NBC's ambitious effort to reposition the value and sale of advertising last week could be the shape of things to come. Its presentation to advertisers highlighted nine key out-of-home platforms and devices--from mobile phones, gas station pumps and grocery checkout kiosks to college networks and digital billboards--where they can invest in "NBC Everywhere." NBC, ABC and Fox are generating more than $1 billion in annual digital ad sales.
Call it insurance against the inevitable temporary pullback in ad spending that will result from tighter corporate budgets, declining consumer spending and the strain of mounting debt. Forget those historical expectations that advertisers will continue to briskly spend their way through tough times, given the unprecedented mix of economic and technical pressures that--even in a presidential election and Olympics year--are threatening network TV's fragile 2.7% advertising growth.
The government's proposed $140 billion stimulus package will have only superficial consequences, as it does not address potent long-term housing, debt and liquidity crises.

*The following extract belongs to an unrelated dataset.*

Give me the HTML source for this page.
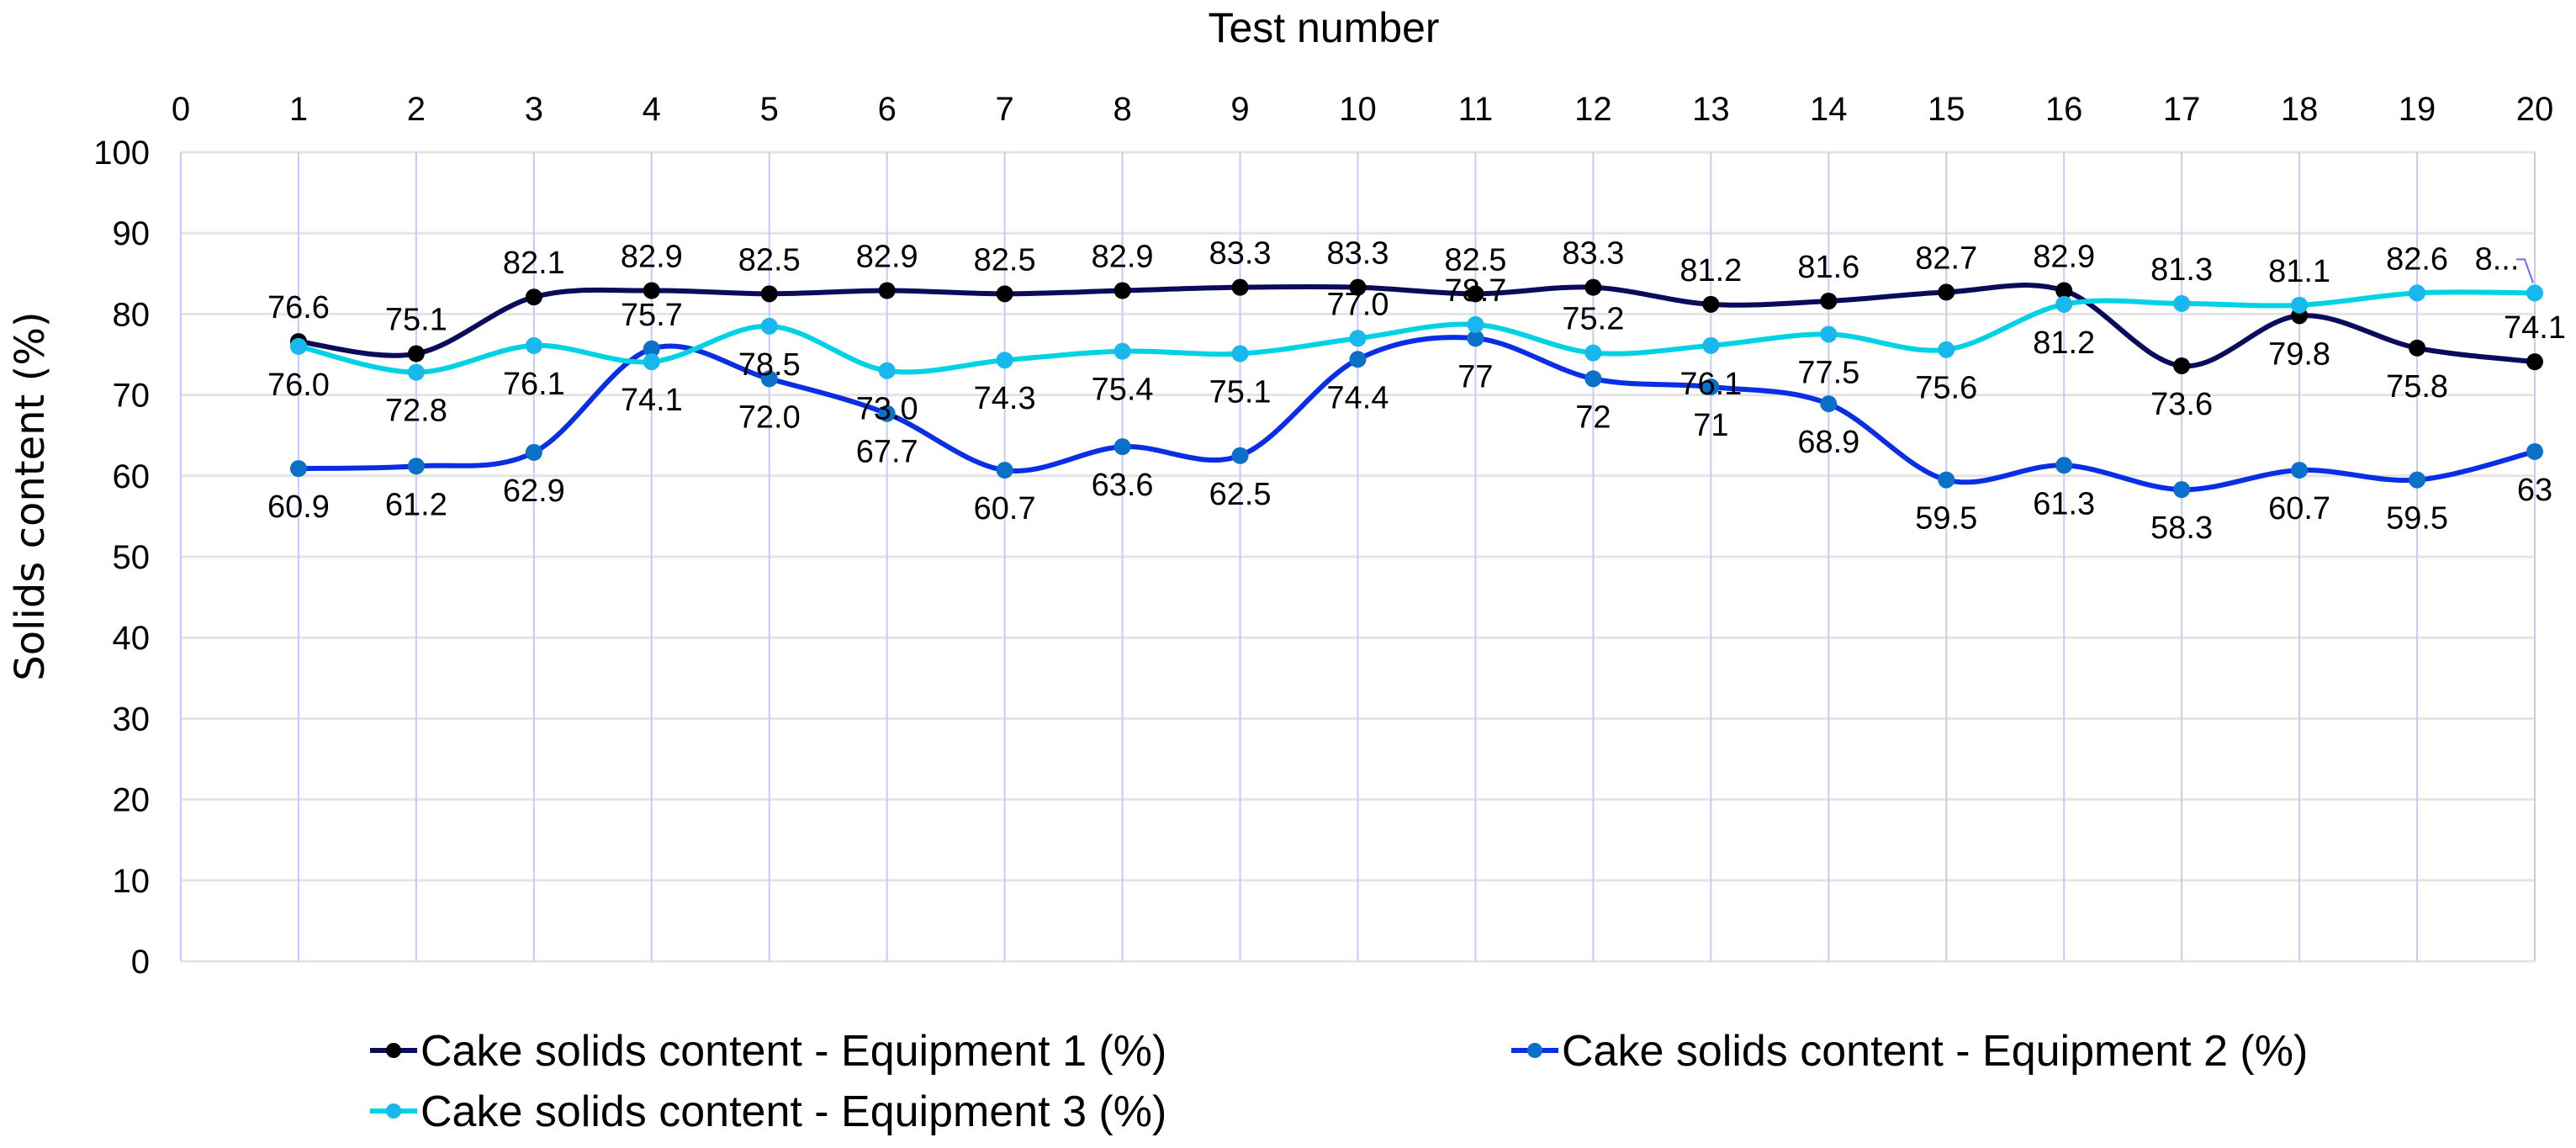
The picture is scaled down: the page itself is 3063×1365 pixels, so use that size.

Consumers and corporations will more likely use any token rebate or paper benefits to pay some outstanding bills and debt rather than go on a shopping spree. For NBCU, that could mean struggling to match its 10% growth rise in fourth-quarter operating profit, even with offsetting cost cuts and increased cable TV and digital ad sales. Indeed, some broadcast networks are considering contracting their prime-time schedules to two hours at least part of the week. Jeffrey Immelt, CEO of NBCU parent General Electric, recently acknowledged "the TV network business is going to change," and that trimming costs will mean reducing its investment in prime-time programming.
Another critical difference from prior economic slumps is that advertisers can shift spending to more alternative media. They can target consumers more deeply into video games, DVDs and online video and social networks, where they are spending more time--particularly during the writers' strike. The writers' strike has hastened consumer migration to new media devices and interactive platforms. More than one-third of Americans have changed their media consumption habits, and 27% are watching less network TV, according to a new Interpret survey. Nearly half the respondents said they are watching more TV and movies on DVDs.
Online advertising will grow to more than $50 billion--representing more than one-quarter of all media consumption by 2011, according to The Yankee Group. Although the Internet and television represent roughly the same level of media consumption today, advertisers spend only 8% of their budgets, or $1 online for every $10 spent on traditional advertising. That will increase to at least 15% over the next five years as advertisers experience the value of "delivering the right ad to the right person in the right format at the right time," according to Yankee analyst Daniel Taylor.
Mastering the ability to connect with, engage and mine target consumers with improved measurement and creative techniques will make traditional television advertising "one-third as effective in 2010 as it was in 1990," according to McKinsey & Co. If that digital sea change is compounded by a recession and the permanent upheaval of television's advertising sales fundamentals, then all bets are off on where the numbers finally come in.